Tesla Model S jest pierwszym na świecie samochodem elektrycznym, który oficjalnie przekroczył barierę zasięgu 400 mil (644 km) w teście EPA. Dla Elona Muska to i tak późno.
Dyrektor generalny Tesli był przekonany, że to historyczne osiągnięcie uda się zdobyć już w zeszłym miesiącu. Wówczas jednak EPA obliczyła w teście zasięg Model S na 391 mil (629 km). Był to poważny prztyczek wizerunkowy.
Oskarżenia i wyścig o prymat
Elon Musk oskarżył amerykańską agencję o pozostawienie kluczyków na noc w samochodzie, co zużyło 2 procent baterii. To miało przesądzić o nieosiągnięciu deklarowanego zasięgu. EPA odrzuciła te zarzuty.
W dynamicznym rozwoju elektromobilności, przełamanie bariery 400 mil stało się jednak pewnym wyścigiem. W tym roku pojazd o takich możliwościach ma pokazać Lucid Motors z modelem Air. Elon Musk chciał jednak być pierwszy na świecie, dlatego zmobilizował swój zespół z Fremont do wprowadzenia szybkich poprawek i ponownego oddanie Model S do testu EPA.
Co zmieniono w Tesli Model S?
Ponowny test potwierdził deklaracje Tesli. Model S uzyskał ocenę 402 mil (647 km) zasięgu, co jest kolejnym kamieniem milowym (cóż za dosłowne sformułowanie) w rozwoju samochodów elektrycznych. Sukces zawdzięcza się m.in. zaoszczędzeniu masy, dzięki wykorzystaniu lżejszych materiałów do produkcji foteli (Tesla robi je sama), baterii i napędu.

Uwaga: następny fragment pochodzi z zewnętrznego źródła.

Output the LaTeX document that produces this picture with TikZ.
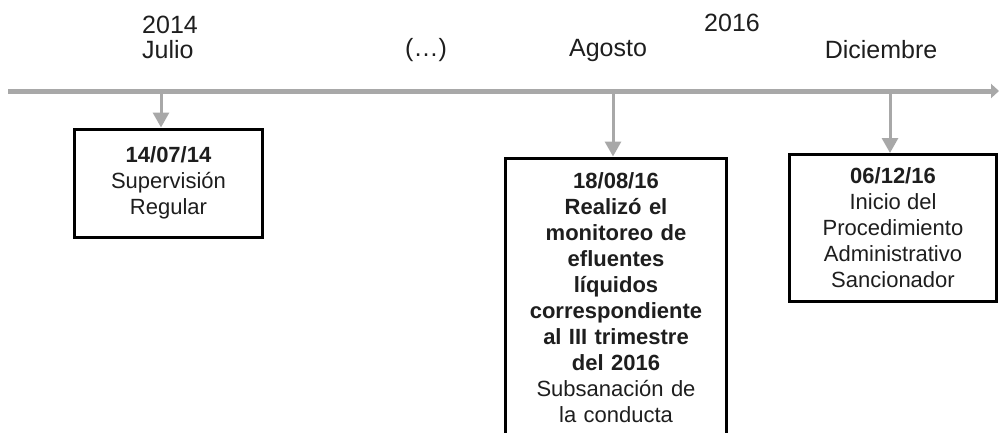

Istotne było wykorzystanie także aerodynamicznych felg o szerokości 8,5 cala, które zdaniem Tesli zwiększają zasięg o 2 procent. Zoptymalizowano jeszcze pompę oleju smarującego podzespoły napędowe oraz poprawiono system odzyskiwania energii z hamowania. To wszystko pozwoliło zwiększyć zasięg bez zwiększania rozmiaru baterii.